I had not choice, I had to go over it. I found a spot that looked decent and started to climb. I made good progress at first. But then I started slipping. I tried frantically grab at the wood beside me, but every piece I grabbed seemed to shift under my weight. In the three seconds that I was sliding down the face of the rock I was climbing, every possible scenario ran through my head and they all ended with me crushed to death under a mountain of wood.
Luckily, I managed to grab a piece of wood that held and quickly decided that I wasn’t going to make it over this logjam today.
It was a hard realization to come to. In my mind the fish was going to be epic on the other side of that wall, with trout the size of my three year old girl just hanging around by the dozens, waiting to be caught. As a result, I’ve never wanted to know what was on the other side of something more in my life.
But I couldn’t get over it. Not with everything being as slick as it was. If I wanted to see what was on the other side, I had to either wait until things dried out in the spring or come at it from the other side, something that would also have to wait until the spring.
It was the perfect time to just sit down by the river and relax for a few minutes.
One of the best things about fishing is the stuff you see. This time around, the riverside was littered with golf balls and, much to my amusement, there was also a golf cart.
After a little bit of rest, a fly change and a snack, I turned around and made my way back down stream. I hadn’t actually expected to find any fish on the walk back (since I hadn’t seen any on the way up), but I found a pair of what turned out to be decent brook trout hanging out in a pool just downriver from the logjam.

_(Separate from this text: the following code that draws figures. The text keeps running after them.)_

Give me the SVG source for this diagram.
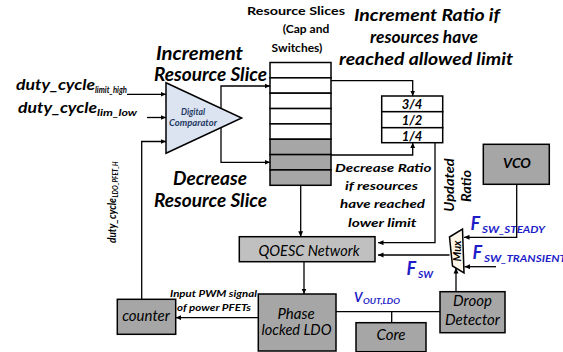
<svg xmlns="http://www.w3.org/2000/svg" width="563" height="352" viewBox="0 0 563 352">
<defs>
<marker id="ah" viewBox="0 0 6 6" refX="6" refY="3" markerWidth="5.5" markerHeight="5.5" markerUnits="userSpaceOnUse" orient="auto"><path d="M0,0.3 L6,3 L0,5.7 z" fill="#000"/></marker>
</defs>
<style>
.box{stroke:#000;stroke-width:1.5}
.g1{fill:#a6a6a6}
.g2{fill:#c0c0c0}
.w{fill:#fff}
.ln{fill:none;stroke:#000;stroke-width:1.3}
.a{marker-end:url(#ah)}
text{font-family:Lato,"Liberation Sans",sans-serif;fill:#000}
.bi{font-weight:bold;font-style:italic}
.it{font-style:italic}
.blue{fill:#1c1cc8}
.c{text-anchor:middle}
</style>
<rect width="563" height="352" fill="#fff"/>

<g id="labels">
<text class="bi" x="16" y="90" font-size="16" textLength="79" lengthAdjust="spacingAndGlyphs">duty_cycle</text>
<text class="bi" x="95" y="93" font-size="9.5" textLength="32" lengthAdjust="spacingAndGlyphs">limit_high</text>
<text class="bi" x="18" y="113" font-size="16" textLength="79" lengthAdjust="spacingAndGlyphs">duty_cycle</text>
<text class="bi" x="97" y="116" font-size="9.5" textLength="40" lengthAdjust="spacingAndGlyphs">lim_low</text>
<text class="bi" x="156" y="60" font-size="18" textLength="87" lengthAdjust="spacingAndGlyphs">Increment</text>
<text class="bi" x="154" y="81" font-size="18" textLength="113" lengthAdjust="spacingAndGlyphs">Resource Slice</text>
<text class="bi" x="173" y="185" font-size="18" textLength="74" lengthAdjust="spacingAndGlyphs">Decrease</text>
<text class="bi" x="154" y="207" font-size="18" textLength="113" lengthAdjust="spacingAndGlyphs">Resource Slice</text>
<text font-weight="bold" x="247" y="15" font-size="12" textLength="98" lengthAdjust="spacingAndGlyphs">Resource Slices</text>
<text font-weight="bold" x="306" y="33" font-size="12" class="c">(Cap and</text>
<text font-weight="bold" x="297" y="52" font-size="12" class="c">Switches)</text>
<text class="bi" x="354" y="21" font-size="17" textLength="146" lengthAdjust="spacingAndGlyphs">Increment Ratio if</text>
<text class="bi" x="370" y="43" font-size="17" textLength="108" lengthAdjust="spacingAndGlyphs">resources have</text>
<text class="bi" x="339" y="65" font-size="17" textLength="174" lengthAdjust="spacingAndGlyphs">reached allowed limit</text>
<text class="bi" x="335" y="171.5" font-size="12" textLength="96.5" lengthAdjust="spacingAndGlyphs">Decrease Ratio</text>
<text class="bi" x="345" y="190" font-size="12" textLength="73" lengthAdjust="spacingAndGlyphs">if resources</text>
<text class="bi" x="340" y="208" font-size="12" textLength="85" lengthAdjust="spacingAndGlyphs">have reached</text>
<text class="bi" x="348" y="226.5" font-size="12" textLength="68.5" lengthAdjust="spacingAndGlyphs">lower limit</text>
<text class="bi c" transform="translate(454,185) rotate(-90)" font-size="14" textLength="53.5" lengthAdjust="spacingAndGlyphs">Updated</text>
<text class="bi c" transform="translate(471,186) rotate(-90)" font-size="14" textLength="32" lengthAdjust="spacingAndGlyphs">Ratio</text>
<text class="bi" transform="translate(115.5,243) rotate(-90)" font-size="12" textLength="45" lengthAdjust="spacingAndGlyphs">duty_cycle</text>
<text class="bi" transform="translate(117.5,197.5) rotate(-90)" font-size="7" textLength="36" lengthAdjust="spacingAndGlyphs">LDO_PFET_H</text>
<text class="bi" x="170" y="297" font-size="8.5" textLength="87" lengthAdjust="spacingAndGlyphs">Input PWM signal</text>
<text class="bi" x="177" y="311" font-size="8.5" textLength="74" lengthAdjust="spacingAndGlyphs">of power PFETs</text>
<text class="bi blue" x="470.5" y="230" font-size="18">F</text>
<text class="bi blue" x="482" y="233" font-size="9.5" textLength="63" lengthAdjust="spacingAndGlyphs">SW_STEADY</text>
<text class="bi blue" x="472.5" y="259" font-size="18">F</text>
<text class="bi blue" x="484" y="262" font-size="9.5" textLength="82" lengthAdjust="spacingAndGlyphs">SW_TRANSIENT</text>
<text class="bi blue" x="406.5" y="275" font-size="18">F</text>
<text class="bi blue" x="418" y="278" font-size="9.5" textLength="15" lengthAdjust="spacingAndGlyphs">SW</text>
<text class="bi blue" x="354" y="302" font-size="13">V</text>
<text class="bi blue" x="363" y="304" font-size="7.5" textLength="37" lengthAdjust="spacingAndGlyphs">OUT,LDO</text>
</g>

<g id="comparator">
<polygon class="box" points="166,82.7 166,153.3 241.7,118" fill="#dce4f2"/>
<text class="bi c" x="193" y="115" font-size="8.5" style="fill:#1f3864">Digital</text>
<text class="bi c" x="193" y="126" font-size="8.5" style="fill:#1f3864" textLength="48" lengthAdjust="spacingAndGlyphs">Comparator</text>
</g>

<g id="resource-slices">
<rect class="box w" x="270" y="62.5" width="61" height="15.35"/>
<rect class="box w" x="270" y="77.85" width="61" height="15.35"/>
<rect class="box w" x="270" y="93.2" width="61" height="15.35"/>
<rect class="box w" x="270" y="108.55" width="61" height="15.35"/>
<rect class="box w" x="270" y="123.9" width="61" height="15.35"/>
<rect class="box g1" x="270" y="139.25" width="61" height="15.35"/>
<rect class="box g1" x="270" y="154.6" width="61" height="15.35"/>
<rect class="box g1" x="270" y="169.95" width="61" height="15.35"/>
</g>

<g id="ratio">
<rect class="box w" x="381.7" y="96" width="61" height="15.7"/>
<rect class="box w" x="381.7" y="111.7" width="61" height="16"/>
<rect class="box w" x="381.7" y="127.7" width="61" height="15"/>
<text class="bi c" x="412" y="109" font-size="13">3/4</text>
<text class="bi c" x="412" y="125" font-size="13">1/2</text>
<text class="bi c" x="412" y="140.5" font-size="13">1/4</text>
</g>

<g id="vco">
<rect class="box g1" x="483.3" y="144.3" width="66" height="40"/>
<text class="bi c" x="517" y="168" font-size="14">VCO</text>
</g>

<g id="qoesc">
<rect class="box g2" x="239.3" y="236.7" width="135.7" height="25"/>
<text class="it c" x="309" y="255.5" font-size="15" textLength="101" lengthAdjust="spacingAndGlyphs">QOESC Network</text>
</g>

<g id="mux">
<polygon class="box" points="449.5,237 462.5,229 464,273 452.5,266" fill="#fdf6e9"/>
<text class="bi c" transform="translate(461,251) rotate(-90)" font-size="11">Mux</text>
</g>

<g id="phase-ldo">
<rect class="box g1" x="258.3" y="294" width="77.7" height="57"/>
<text class="it c" x="296" y="318.5" font-size="15">Phase</text>
<text class="it c" x="296.5" y="335" font-size="15" textLength="70" lengthAdjust="spacingAndGlyphs">locked LDO</text>
</g>

<g id="core">
<rect class="box g1" x="356" y="322.7" width="70" height="29"/>
<text class="it c" x="391" y="340" font-size="15">Core</text>
</g>

<g id="droop">
<rect class="box g1" x="440" y="291.7" width="65" height="41"/>
<text class="it c" x="472.5" y="306" font-size="15">Droop</text>
<text class="it c" x="472.5" y="324.5" font-size="15" textLength="55" lengthAdjust="spacingAndGlyphs">Detector</text>
</g>

<g id="counter">
<rect class="box g1" x="117.3" y="299.3" width="58.4" height="35"/>
<text class="it c" x="146" y="321" font-size="15">counter</text>
</g>

<g id="connectors">
<path class="ln a" d="M127,94.3 H166"/>
<path class="ln a" d="M147,117.5 H166"/>
<path class="ln a" d="M141.7,299.3 V141.5 H166"/>
<path class="ln a" d="M221,108.3 V86 H270"/>
<path class="ln a" d="M221,127.7 V162.3 H270"/>
<path class="ln a" d="M331,80.7 H412.7 V96"/>
<path class="ln a" d="M331,155 H412.7 V142.7"/>
<path class="ln a" d="M300.7,185.3 V236.7"/>
<path class="ln a" d="M435,142.7 V242.7 H378"/>
<path class="ln a" d="M449.5,255 H378"/>
<path class="ln a" d="M516.7,184.3 V237.3 H464"/>
<path class="ln a" d="M496,266.7 H464.5"/>
<path class="ln a" d="M456,291.7 V268"/>
<path class="ln a" d="M304,261.7 V294"/>
<path class="ln a" d="M258.3,317.7 H175.7"/>
<path class="ln" d="M336,311.7 H440"/>
<path class="ln" d="M391.7,311.7 V322.7"/>
</g>
</svg>
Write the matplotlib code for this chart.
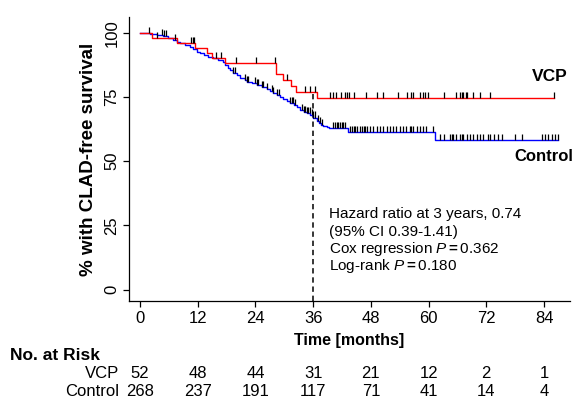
import numpy as np
import matplotlib
matplotlib.use("Agg")
import matplotlib.pyplot as plt
import matplotlib.transforms as mtransforms

plt.rcParams['font.family'] = ['Liberation Sans', 'DejaVu Sans']
plt.rcParams['mathtext.fontset'] = 'custom'
plt.rcParams['mathtext.rm'] = 'Liberation Sans'
plt.rcParams['mathtext.it'] = 'Liberation Sans:italic'
plt.rcParams['mathtext.bf'] = 'Liberation Sans:bold'

# ---- data ----
vcp_times = [0, 2.4, 7.6, 11.4, 13.9, 14.9, 17.7, 28.2, 29.7, 31.4, 32.4, 36.9, 86.1]
vcp_surv = [100, 98.1, 96.0, 94.0, 92.1, 90.1, 88.2, 84.0, 81.7, 79.3, 77.1, 74.7, 74.7]
vcp_censor = [1.9, 3.5, 10.6, 11.0, 11.3, 15.9, 16.8, 20.0, 24.1, 28.1, 30.5, 34.3, 35.3, 36.4,
              39.5, 40.2, 40.7, 41.8, 42.6, 43.0, 43.5, 44.4, 47.0, 49.2, 50.6, 53.7, 55.6,
              56.3, 56.8, 58.2, 58.8, 59.3, 59.9, 63.1, 65.8, 66.5, 66.9, 67.2, 67.7, 68.0,
              69.2, 70.7, 72.8, 86.1]

ctl_times = [0, 2.1, 3.5, 4.8, 5.8, 6.9, 7.6, 8.3, 9.4, 10.4, 11.1, 11.8, 12.5, 13.2, 14.2,
             15.2, 16.3, 17.3, 17.7, 18.3, 18.7, 19.4, 20.1, 20.8, 21.8, 22.2, 23.2, 24.3,
             25.3, 26.3, 27.0, 27.7, 28.4, 29.1, 29.8, 30.5, 31.2, 32.0, 32.6, 33.3, 34.0,
             34.7, 35.4, 36.0, 36.7, 37.2, 37.7, 38.1, 38.8, 39.3, 43.3, 61.3, 87.0]
ctl_surv = [100, 99.6, 99.2, 98.8, 98.1, 97.3, 96.6, 96.0, 95.3, 94.7, 93.8, 92.7, 92.0, 91.4,
            90.7, 90.1, 89.4, 88.8, 87.5, 86.4, 85.6, 84.5, 83.6, 82.6, 81.7, 81.0, 80.3, 79.7,
            79.0, 78.2, 77.3, 76.6, 75.8, 74.9, 74.2, 73.5, 72.8, 72.0, 71.3, 69.8, 69.3, 68.7,
            68.0, 67.0, 65.6, 64.8, 64.2, 63.7, 63.2, 62.8, 61.5, 58.3, 58.3]
ctl_censor = [4.5, 5.0, 5.5, 7.3, 19.4, 19.8, 21.8, 22.2, 22.5, 23.9, 24.3, 24.6, 25.3, 25.6,
              26.3, 27.4, 27.7, 28.4, 28.8, 31.2, 31.5, 31.9, 32.2, 33.6, 34.0, 34.3, 34.7,
              35.0, 35.3, 35.7, 36.0, 36.4, 37.1, 37.4, 37.8, 40.2, 40.5, 40.9, 41.2, 41.6,
              41.9, 42.3, 42.6, 43.7, 44.0, 44.4, 44.7, 45.1, 45.8, 46.1, 46.5, 46.8, 47.2,
              47.8, 48.5, 49.2, 49.9, 50.6, 51.3, 51.9, 52.6, 53.3, 54.0, 54.7, 55.4, 56.1,
              56.4, 56.8, 57.5, 58.2, 58.8, 59.5, 60.9, 62.4, 63.1, 64.4, 64.8, 65.1, 65.8,
              66.5, 66.9, 67.2, 67.9, 68.6, 69.3, 70.0, 70.7, 71.4, 72.4, 72.8, 73.5, 74.5,
              75.2, 78.0, 79.4, 83.5, 84.2, 84.9, 85.6, 86.3, 87.0]

risk_times = [0, 12, 24, 36, 48, 60, 72, 84]
risk_vcp = [52, 48, 44, 31, 21, 12, 2, 1]
risk_ctl = [268, 237, 191, 117, 71, 41, 14, 4]
yticks = [0, 25, 50, 75, 100]


def step_at(times, surv, t):
    i = np.searchsorted(np.asarray(times), t, side='right') - 1
    return np.asarray(surv)[i]


fig = plt.figure(figsize=(5.74, 4.0), dpi=100)
ax = fig.add_axes([129 / 574, 1 - 301 / 400, (570 - 129) / 574, (301 - 17) / 400])
ax.set_xlim(-2.29, 89.4)
ax.set_ylim(-4.48, 106.2)

ax.step(ctl_times, ctl_surv, where='post', color='#0000FF', lw=1.0, zorder=3)
ax.step(vcp_times, vcp_surv, where='post', color='#FF0000', lw=1.0, zorder=3)

for times, surv, cens in [(vcp_times, vcp_surv, vcp_censor), (ctl_times, ctl_surv, ctl_censor)]:
    cy = np.array([step_at(times, surv, t) for t in cens])
    ax.vlines(cens, cy, cy + 2.4, color='black', lw=0.9, zorder=4)

ax.plot([36, 36], [-4.48, 77.1], color='black', lw=1.1, dashes=(3.5, 2.5), zorder=2)

for s in ['top', 'right']:
    ax.spines[s].set_visible(False)
for s in ['left', 'bottom']:
    ax.spines[s].set_linewidth(0.9)

ax.set_xticks(risk_times)
ax.set_xticklabels([str(v) for v in risk_times], fontsize=12)
ax.set_yticks(yticks)
ax.set_yticklabels([str(v) for v in yticks], fontsize=12, rotation=90, va='center')
ax.tick_params(direction='out', length=4, width=0.9, pad=3)
ax.set_xlabel('Time [months]', fontsize=11.5, fontweight='bold', labelpad=5)
ax.set_ylabel('% with CLAD-free survival', fontsize=13.5, fontweight='bold', labelpad=5)

ax.text(89.0, 83.2, 'VCP', fontsize=12.5, fontweight='bold', ha='right', va='center', clip_on=False)
ax.text(90.0, 51.7, 'Control', fontsize=12, fontweight='bold', ha='right', va='center', clip_on=False)

ann = ['Hazard ratio at 3 years, 0.74', '(95% CI 0.39-1.41)',
       r'Cox regression $\mathit{P}$$\mathbf{=}$0.362', r'Log-rank $\mathit{P}$$\mathbf{=}$0.180']
ann_y = [29.3, 22.6, 15.9, 9.2]
for s, y in zip(ann, ann_y):
    ax.text(39.3, y, s, fontsize=11, ha='left', va='center')

trans = mtransforms.blended_transform_factory(ax.transData, fig.transFigure)
fig.text(10 / 574, 1 - 355 / 400, 'No. at Risk', fontsize=12.5, fontweight='bold', ha='left', va='center')
fig.text(119 / 574, 1 - 373 / 400, 'VCP', fontsize=12, ha='right', va='center')
fig.text(119 / 574, 1 - 392 / 400, 'Control', fontsize=12, ha='right', va='center')
for t, a, b in zip(risk_times, risk_vcp, risk_ctl):
    ax.text(t, 1 - 373 / 400, str(a), transform=trans, fontsize=12, ha='center', va='center', clip_on=False)
    ax.text(t, 1 - 392 / 400, str(b), transform=trans, fontsize=12, ha='center', va='center', clip_on=False)

fig.savefig('out.png', dpi=100)
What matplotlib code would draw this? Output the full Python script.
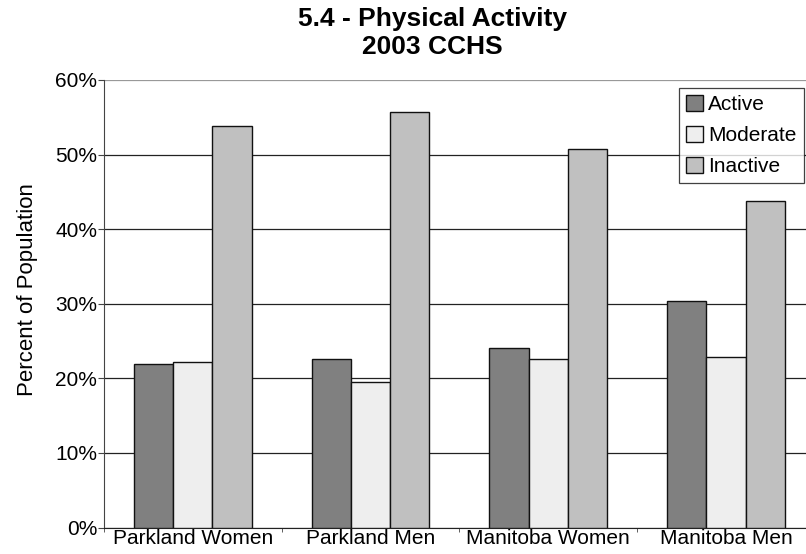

I tempted the trout for a bit, trying a little bit of everything until I found the magic fly (which, of course, was actually the fly I had been using when I hit the pool). I wasn’t quite able to land either of the fish, they kept spitting the hook as I was trying to scoop them into the net, but it was enough to make me feel good about finding them.
The climb back out of the canyon reminded me that I needed to get into better shape for next season. In between the huffing and the puffing, I thought about how I was going to approach my next trek down the canyon. For me, any trip that has me thinking about what I’m going to do differently the next time is a successful trip.
The fish are often just the icing on the cake.